When the patients were assessed six months later, patients who underwent CR continued to benefit from the therapy, indicating that the intervention had a lasting impact and could help them to function better and more independently at home. The results from the GREAT trial have been published in the International Journal of Geriatric Psychiatry.

The trial received positive feedback from participants and their carers, who said that CR had improved their confidence and helped them adjust to living life with dementia. Brian took part in the GREAT trial, focusing on his goal of improving his independence. He had been diagnosed with Alzheimer’s disease in 2012 and experienced memory difficulties and a loss of confidence. 

A year after the study ended, Brian still used the techniques to maintain some independence. He said: “I do a lot of shopping on my own now, and that’s really important to me. It means I get out of the house and talk to different people.”

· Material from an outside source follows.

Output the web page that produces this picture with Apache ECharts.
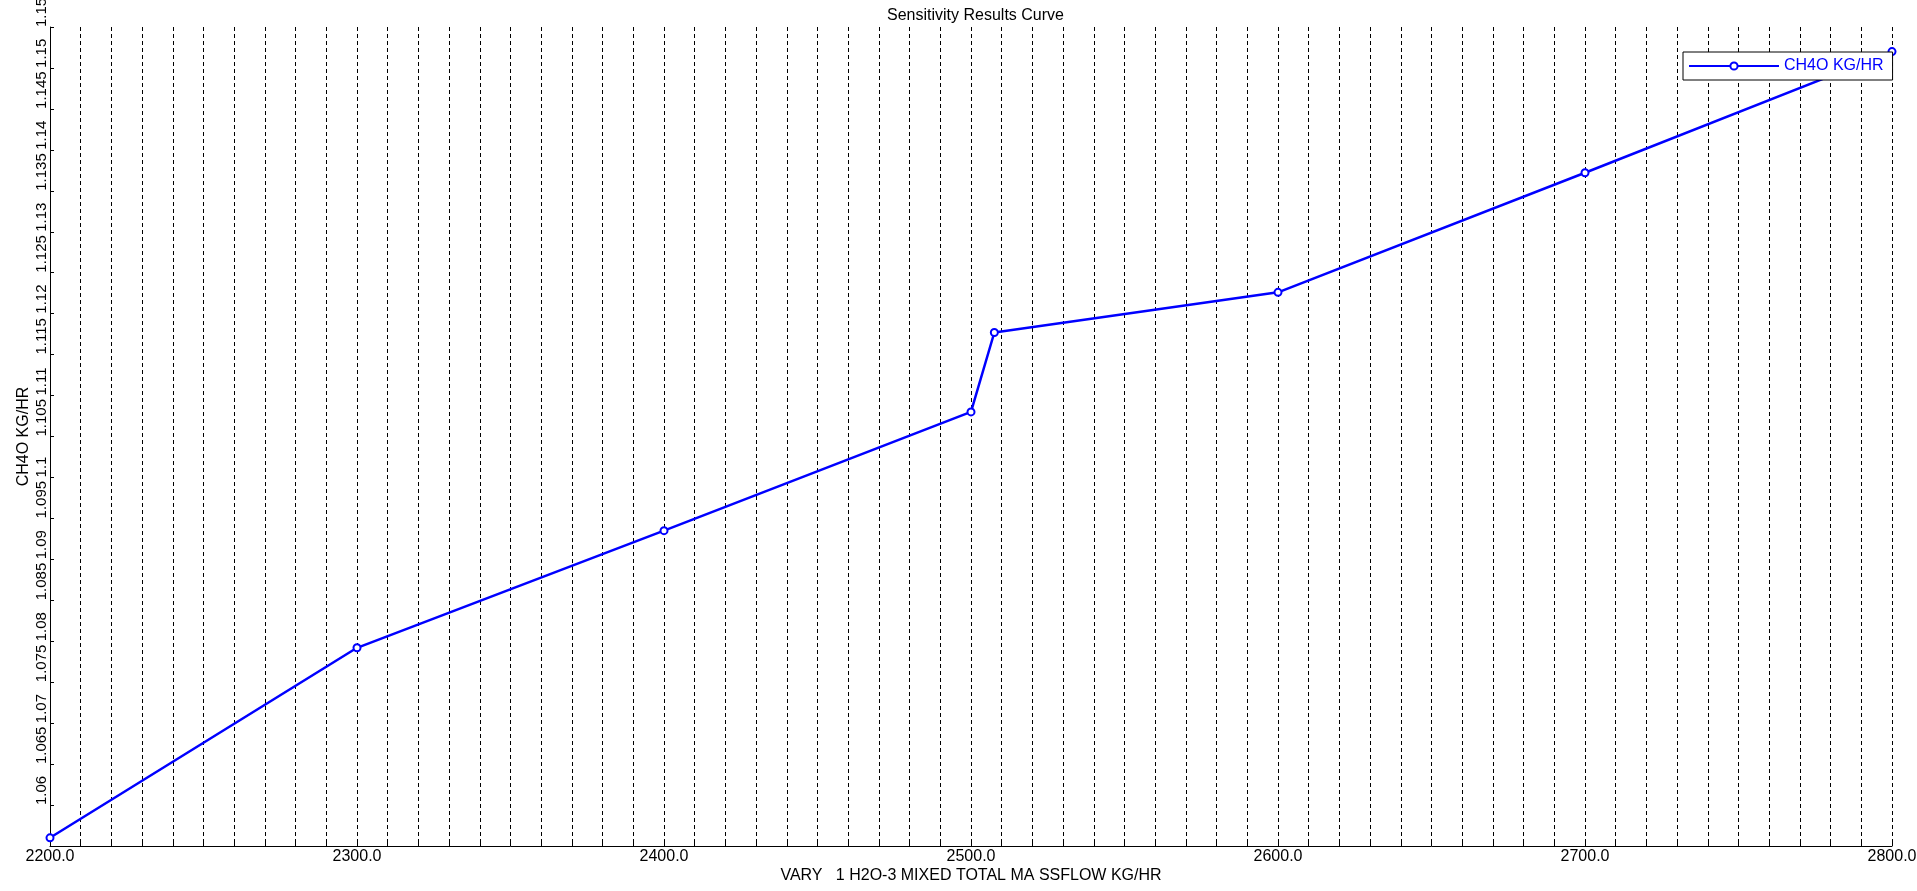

The trial helped me find strategies that made a real improvement to my life, and I’m sure it could help others too.
Brian, GREAT participant

A participant’s family member explained how CR had also helped their relative’s confidence: "...sometimes just reaching his goal, being able to do it after a few days. Just little things like that, they help I think." 

Reflecting on the benefits of CR for those affected by dementia, Professor Clare commented, “Cognitive rehabilitation aims to enable people with mild-to-moderate dementia to function optimally in those aspects of daily life that are important to them. It is genuinely person-centred as the focus is on individual goals, and this means it is also flexible and adaptable to different settings or cultures.” 

The study also assessed the costs of delivering CR to people and found that the approximate cost under trial conditions was £1736 per patient. The actual cost of delivering CR within a service is likely to be less as the therapists would eventually be trained and supervised internally, and fewer CR sessions may be required.

Influencing policy and practice

The research has had a significant impact on policy, with the NICE guideline for dementia (2018) recommending that CR should be considered to support functional ability in people living with mild to moderate dementia.

The GREAT trial results were discussed at a national consultation on dementia at the House of Commons in 2016. In 2018 the research team also discussed their findings with the Alzheimer’s Society task force for dementia research. In 2019 the team’s experience of CR was presented at the US Department of Health’s Human Services National Alzheimer’s Project Act advisory committee. Professor Clare is currently contributing to a World Health Organization development group that is outlining a package of rehabilitation interventions for people with dementia.

Commenting on the GREAT trial and NICE’s recommendation, Dr Richard Oakley, Head of Research at Alzheimer’s Society, said: 

With the number of people with dementia set to rise to one million by 2025 and limited interventions available, we must ensure evidence-based programmes like this are available to those with dementia who need it.

He continued, “This is why Alzheimer’s Society is calling for it [cognitive rehabilitation] to be offered by commissioning services across the nations.”

Following on from the successful trial, the GREAT research team was awarded a grant of nearly £400k by the Alzheimer’s Society to put CR therapy into practice in NHS memory services and providers of home and community care services. This has enabled healthcare professionals and carers of people living with dementia at 12 NHS trusts and social care providers to adapt CR therapy to real-life practice. 

So far, 111 practitioners have been trained and 82 people with dementia have completed a course of CR, with the results showing that CR therapy is as effective in real-life settings as it was in the GREAT trial. Half of the organisations involved plan to continue providing CR as part of their service beyond the end of the project.

The team have continued to share their findings widely in other influential international settings such as the 2019 Sputnik Rehabilitation Centre’s annual conference in St. Petersburg, the 2020 Rotman Research Institute Conference in Toronto and the Memory Team Conference organised by the Norwegian National Advisory Unit on Ageing and Health in 2020.